Americana: Descriptive Geography of Palestine by Joseph Schwartz

Philadelphia, 1850
 
 
This book was translated from its original Hebrew title Tevu’os Ha’aretz into English by Rabbi Isaac Leeser.
 Rabbi Joseph Schwartz (1805-1865) was a brilliant scholar and prolific author who conducted extensive research on Eretz Yisrael in his era. The original Hebrew book, entitled Tevu’os Ha’aretz, presents a current geographical and historical description of the Holy Land, was first printed in Jerusalem in 1845 and translated into English five years later.
This swift rendition of the book into English and its publication in the United States is testimony to the interest and affinity that American Jewry felt toward their homeland in Israel.
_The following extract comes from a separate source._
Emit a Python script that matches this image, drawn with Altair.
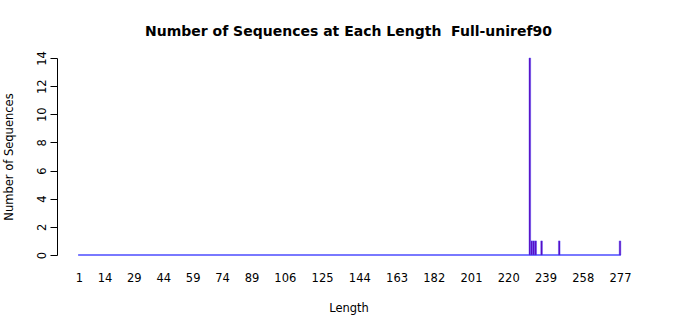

In 1825 at the age of only 19,
Isaac Leeser (1806-1868) emigrated from his native Germany to the United States where he served for many years as a chazzan and later as rabbi of Congregation Mikveh Israel in Philadelphia. Leeser was a vehement opponent of secularization and use of Christian translations of the Bible . He was thus the first to translate the Torah into English on behalf of American Jewry without referring to prior translations of the Old Testament. His translation of the Chumash and siddur had a major impact on the future translation of dozens of fundamental Jewish works in the United States, and he was instrumental in founding the Jewish press of America and a Hebrew seminary in 1847.
The book includes two maps of Israel drawn by the author himself, as well as 14 picture panels.